■ **WRITTEN PROBLEM**
Return a copy of every line in the records that includes the word "matplotlib".

■ **EXERCISE DATA**

________________________________________

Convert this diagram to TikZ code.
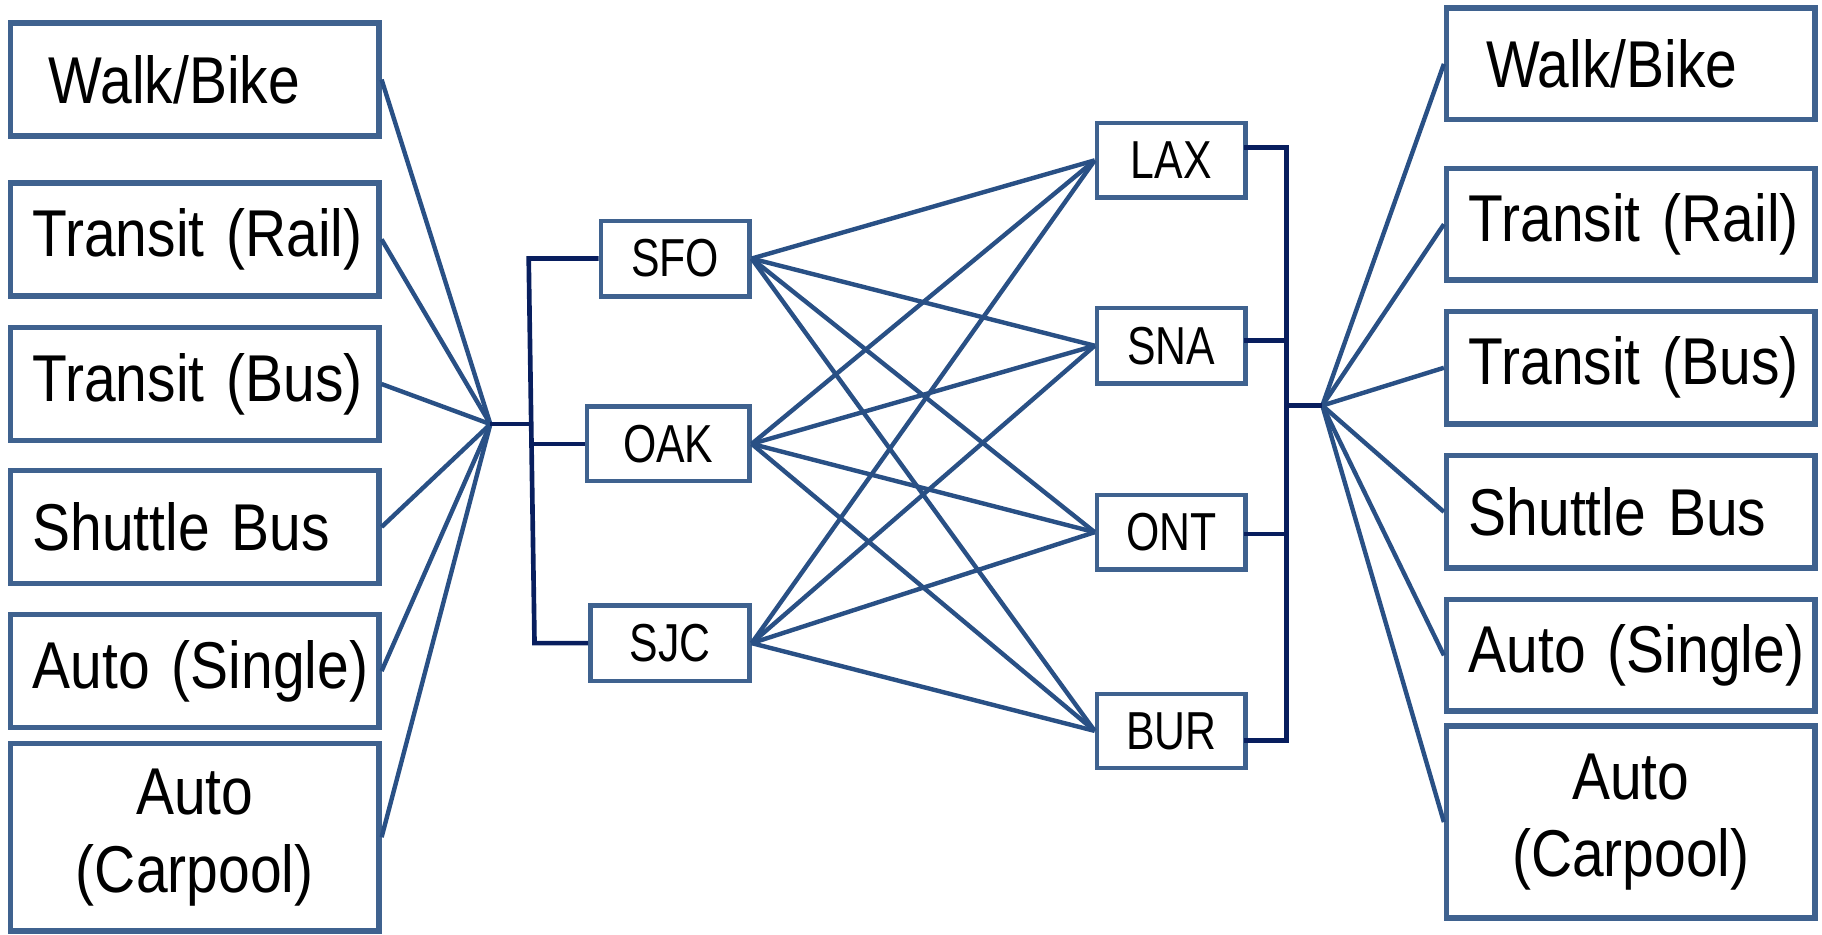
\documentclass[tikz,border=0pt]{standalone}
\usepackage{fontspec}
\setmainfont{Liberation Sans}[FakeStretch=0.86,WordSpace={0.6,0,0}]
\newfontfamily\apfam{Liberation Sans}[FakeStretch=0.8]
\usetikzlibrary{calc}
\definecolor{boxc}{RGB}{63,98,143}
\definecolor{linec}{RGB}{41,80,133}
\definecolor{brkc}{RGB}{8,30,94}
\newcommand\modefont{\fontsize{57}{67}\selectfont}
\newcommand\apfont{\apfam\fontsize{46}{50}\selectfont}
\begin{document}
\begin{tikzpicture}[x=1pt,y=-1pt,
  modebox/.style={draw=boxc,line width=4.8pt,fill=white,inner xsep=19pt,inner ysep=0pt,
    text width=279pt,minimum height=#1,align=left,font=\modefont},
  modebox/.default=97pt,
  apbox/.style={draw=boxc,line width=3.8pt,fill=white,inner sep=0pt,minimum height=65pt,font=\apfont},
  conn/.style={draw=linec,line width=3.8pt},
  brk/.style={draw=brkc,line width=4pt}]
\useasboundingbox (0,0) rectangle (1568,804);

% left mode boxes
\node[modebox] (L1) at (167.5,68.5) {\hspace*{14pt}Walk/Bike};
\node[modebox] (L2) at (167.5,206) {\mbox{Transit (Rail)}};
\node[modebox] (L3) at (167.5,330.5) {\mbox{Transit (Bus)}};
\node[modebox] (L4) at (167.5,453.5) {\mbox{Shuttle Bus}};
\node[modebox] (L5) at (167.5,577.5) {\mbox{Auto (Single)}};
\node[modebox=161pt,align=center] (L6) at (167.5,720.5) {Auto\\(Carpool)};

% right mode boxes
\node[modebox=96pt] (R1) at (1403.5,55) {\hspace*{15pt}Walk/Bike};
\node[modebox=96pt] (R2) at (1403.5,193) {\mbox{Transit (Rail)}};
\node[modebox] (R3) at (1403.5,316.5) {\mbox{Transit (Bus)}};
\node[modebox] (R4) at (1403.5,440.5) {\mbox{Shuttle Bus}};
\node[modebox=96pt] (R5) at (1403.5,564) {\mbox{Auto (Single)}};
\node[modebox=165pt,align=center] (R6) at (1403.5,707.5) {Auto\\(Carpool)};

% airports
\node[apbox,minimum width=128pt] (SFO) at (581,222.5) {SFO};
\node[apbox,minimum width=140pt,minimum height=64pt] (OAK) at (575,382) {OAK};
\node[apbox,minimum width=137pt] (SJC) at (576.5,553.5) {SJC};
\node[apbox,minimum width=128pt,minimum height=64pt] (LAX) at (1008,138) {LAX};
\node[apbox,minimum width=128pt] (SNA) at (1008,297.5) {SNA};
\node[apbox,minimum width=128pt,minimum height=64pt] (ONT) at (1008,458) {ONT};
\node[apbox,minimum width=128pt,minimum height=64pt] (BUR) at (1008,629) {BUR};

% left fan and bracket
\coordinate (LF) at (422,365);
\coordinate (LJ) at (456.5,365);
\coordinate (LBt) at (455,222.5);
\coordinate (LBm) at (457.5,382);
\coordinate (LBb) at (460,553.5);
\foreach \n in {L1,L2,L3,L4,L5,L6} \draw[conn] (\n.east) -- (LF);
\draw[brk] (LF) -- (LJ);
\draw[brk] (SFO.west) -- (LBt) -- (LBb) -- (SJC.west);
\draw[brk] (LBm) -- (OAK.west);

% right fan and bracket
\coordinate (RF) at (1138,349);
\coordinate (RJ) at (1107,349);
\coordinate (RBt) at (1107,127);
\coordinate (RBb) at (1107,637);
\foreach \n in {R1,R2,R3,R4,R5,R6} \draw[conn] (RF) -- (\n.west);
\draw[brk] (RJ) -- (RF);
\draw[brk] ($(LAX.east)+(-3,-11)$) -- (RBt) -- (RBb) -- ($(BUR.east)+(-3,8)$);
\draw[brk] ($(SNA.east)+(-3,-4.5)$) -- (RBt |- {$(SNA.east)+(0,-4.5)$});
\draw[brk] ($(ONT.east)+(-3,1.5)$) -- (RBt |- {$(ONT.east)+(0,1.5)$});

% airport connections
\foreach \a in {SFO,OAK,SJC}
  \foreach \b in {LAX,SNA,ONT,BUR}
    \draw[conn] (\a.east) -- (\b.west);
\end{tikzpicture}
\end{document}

________________________________________

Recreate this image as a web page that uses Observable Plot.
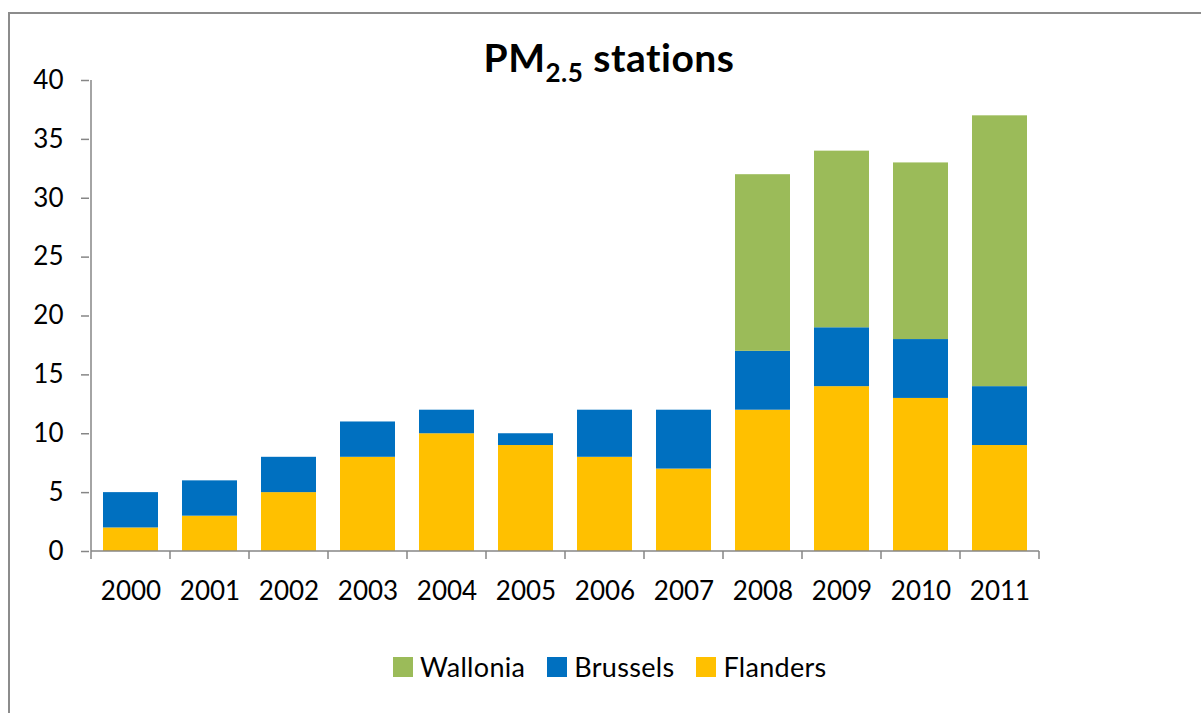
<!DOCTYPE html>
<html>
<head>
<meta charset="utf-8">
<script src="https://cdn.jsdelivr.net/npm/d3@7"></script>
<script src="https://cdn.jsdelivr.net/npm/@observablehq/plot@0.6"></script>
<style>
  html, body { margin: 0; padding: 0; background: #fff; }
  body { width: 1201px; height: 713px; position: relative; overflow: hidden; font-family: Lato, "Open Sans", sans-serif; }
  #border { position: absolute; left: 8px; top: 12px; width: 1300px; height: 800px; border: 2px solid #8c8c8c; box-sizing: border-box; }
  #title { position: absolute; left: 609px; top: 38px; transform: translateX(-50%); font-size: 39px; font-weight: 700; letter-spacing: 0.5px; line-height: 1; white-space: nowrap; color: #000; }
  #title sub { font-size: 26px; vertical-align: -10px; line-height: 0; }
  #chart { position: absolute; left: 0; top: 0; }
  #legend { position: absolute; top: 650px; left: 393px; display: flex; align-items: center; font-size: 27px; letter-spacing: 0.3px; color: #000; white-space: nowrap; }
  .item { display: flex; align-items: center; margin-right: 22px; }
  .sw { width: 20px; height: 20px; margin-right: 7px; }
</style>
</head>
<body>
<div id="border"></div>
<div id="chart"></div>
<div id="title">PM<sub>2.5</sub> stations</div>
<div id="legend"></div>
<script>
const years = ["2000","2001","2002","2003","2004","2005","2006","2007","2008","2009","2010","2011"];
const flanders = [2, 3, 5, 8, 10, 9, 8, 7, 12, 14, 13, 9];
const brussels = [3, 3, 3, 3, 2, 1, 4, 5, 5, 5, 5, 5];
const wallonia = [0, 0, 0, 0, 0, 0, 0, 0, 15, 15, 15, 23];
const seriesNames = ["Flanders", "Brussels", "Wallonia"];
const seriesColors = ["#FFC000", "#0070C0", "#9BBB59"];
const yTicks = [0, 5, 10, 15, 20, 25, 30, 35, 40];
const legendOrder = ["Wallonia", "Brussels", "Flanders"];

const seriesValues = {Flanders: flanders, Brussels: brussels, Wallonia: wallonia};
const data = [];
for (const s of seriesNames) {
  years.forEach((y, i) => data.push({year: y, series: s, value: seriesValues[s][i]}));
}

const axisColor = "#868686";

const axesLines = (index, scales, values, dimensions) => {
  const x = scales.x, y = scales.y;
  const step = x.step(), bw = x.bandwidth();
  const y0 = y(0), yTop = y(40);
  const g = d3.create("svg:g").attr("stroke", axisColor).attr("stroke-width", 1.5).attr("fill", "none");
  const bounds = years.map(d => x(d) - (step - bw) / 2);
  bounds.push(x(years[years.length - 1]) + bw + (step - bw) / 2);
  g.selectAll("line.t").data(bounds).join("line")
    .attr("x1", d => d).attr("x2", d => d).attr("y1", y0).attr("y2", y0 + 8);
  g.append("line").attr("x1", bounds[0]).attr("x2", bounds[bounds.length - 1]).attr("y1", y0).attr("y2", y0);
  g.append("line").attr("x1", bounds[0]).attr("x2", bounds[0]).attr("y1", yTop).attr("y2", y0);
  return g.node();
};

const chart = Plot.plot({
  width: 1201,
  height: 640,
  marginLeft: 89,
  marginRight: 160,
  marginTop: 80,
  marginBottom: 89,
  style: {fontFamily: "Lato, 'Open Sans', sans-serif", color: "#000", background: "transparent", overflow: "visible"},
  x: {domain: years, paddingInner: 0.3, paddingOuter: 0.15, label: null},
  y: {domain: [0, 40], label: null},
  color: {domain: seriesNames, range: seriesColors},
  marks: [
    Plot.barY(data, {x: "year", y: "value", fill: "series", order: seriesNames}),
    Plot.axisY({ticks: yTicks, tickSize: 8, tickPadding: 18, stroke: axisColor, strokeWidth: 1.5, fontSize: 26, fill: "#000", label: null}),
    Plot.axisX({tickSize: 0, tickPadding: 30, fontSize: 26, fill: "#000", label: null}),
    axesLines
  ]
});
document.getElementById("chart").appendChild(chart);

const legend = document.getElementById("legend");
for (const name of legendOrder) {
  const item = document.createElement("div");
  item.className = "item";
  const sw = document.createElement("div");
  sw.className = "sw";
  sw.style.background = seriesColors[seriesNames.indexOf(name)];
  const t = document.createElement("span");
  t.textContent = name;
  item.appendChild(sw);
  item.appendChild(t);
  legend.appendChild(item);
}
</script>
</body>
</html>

________________________________________

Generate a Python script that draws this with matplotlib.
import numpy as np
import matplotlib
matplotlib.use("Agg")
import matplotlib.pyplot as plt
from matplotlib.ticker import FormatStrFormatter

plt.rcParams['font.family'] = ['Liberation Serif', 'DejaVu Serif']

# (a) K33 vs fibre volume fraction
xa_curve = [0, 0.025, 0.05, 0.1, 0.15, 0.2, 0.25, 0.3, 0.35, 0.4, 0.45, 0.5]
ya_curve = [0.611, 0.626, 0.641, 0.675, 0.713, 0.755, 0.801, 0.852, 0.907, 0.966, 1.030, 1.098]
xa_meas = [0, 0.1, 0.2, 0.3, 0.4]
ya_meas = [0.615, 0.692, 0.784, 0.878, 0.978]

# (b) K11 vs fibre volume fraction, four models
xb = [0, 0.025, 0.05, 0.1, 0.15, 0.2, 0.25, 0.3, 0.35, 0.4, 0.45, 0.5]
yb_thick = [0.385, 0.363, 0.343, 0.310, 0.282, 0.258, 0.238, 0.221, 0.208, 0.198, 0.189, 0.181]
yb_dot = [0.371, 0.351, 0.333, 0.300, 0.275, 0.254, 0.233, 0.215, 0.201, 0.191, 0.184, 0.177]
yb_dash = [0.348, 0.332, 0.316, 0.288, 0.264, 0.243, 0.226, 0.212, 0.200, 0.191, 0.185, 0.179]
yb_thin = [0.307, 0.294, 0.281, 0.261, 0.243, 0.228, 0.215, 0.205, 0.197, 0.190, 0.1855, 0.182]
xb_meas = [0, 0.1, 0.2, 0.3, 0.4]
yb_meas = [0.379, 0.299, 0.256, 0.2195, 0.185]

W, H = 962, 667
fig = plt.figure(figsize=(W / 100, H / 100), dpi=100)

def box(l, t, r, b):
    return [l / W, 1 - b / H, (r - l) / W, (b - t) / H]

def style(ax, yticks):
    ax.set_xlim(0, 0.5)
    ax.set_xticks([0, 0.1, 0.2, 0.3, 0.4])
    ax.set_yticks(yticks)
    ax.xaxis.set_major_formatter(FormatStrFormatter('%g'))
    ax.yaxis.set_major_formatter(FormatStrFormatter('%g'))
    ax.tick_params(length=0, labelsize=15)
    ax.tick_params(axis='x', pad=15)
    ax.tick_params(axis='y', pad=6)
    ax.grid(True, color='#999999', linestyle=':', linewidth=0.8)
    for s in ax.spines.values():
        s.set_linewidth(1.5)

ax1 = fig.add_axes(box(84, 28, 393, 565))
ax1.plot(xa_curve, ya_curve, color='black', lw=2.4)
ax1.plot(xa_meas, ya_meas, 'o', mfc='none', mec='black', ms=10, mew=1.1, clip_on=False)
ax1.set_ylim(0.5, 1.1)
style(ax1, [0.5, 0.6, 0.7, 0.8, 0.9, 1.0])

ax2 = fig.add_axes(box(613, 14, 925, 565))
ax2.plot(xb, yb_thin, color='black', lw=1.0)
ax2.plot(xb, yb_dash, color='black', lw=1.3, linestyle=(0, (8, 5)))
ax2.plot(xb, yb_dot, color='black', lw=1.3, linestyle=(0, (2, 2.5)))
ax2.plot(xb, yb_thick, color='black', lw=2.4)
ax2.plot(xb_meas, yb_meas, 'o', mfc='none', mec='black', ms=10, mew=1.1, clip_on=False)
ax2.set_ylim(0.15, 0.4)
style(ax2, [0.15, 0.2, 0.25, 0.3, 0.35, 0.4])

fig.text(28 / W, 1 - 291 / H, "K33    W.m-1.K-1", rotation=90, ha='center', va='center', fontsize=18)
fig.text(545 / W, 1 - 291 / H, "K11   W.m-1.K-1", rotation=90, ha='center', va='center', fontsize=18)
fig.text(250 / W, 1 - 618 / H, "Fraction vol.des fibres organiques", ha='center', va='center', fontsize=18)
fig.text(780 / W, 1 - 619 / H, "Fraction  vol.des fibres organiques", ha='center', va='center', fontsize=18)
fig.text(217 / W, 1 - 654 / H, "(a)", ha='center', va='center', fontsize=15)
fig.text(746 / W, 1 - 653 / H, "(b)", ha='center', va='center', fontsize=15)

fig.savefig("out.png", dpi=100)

________________________________________

■ **EXERCISE RESPONSE**
Generate a Python script that draws this with matplotlib.
import matplotlib
matplotlib.use("Agg")
import matplotlib.pyplot as plt
from matplotlib.ticker import FormatStrFormatter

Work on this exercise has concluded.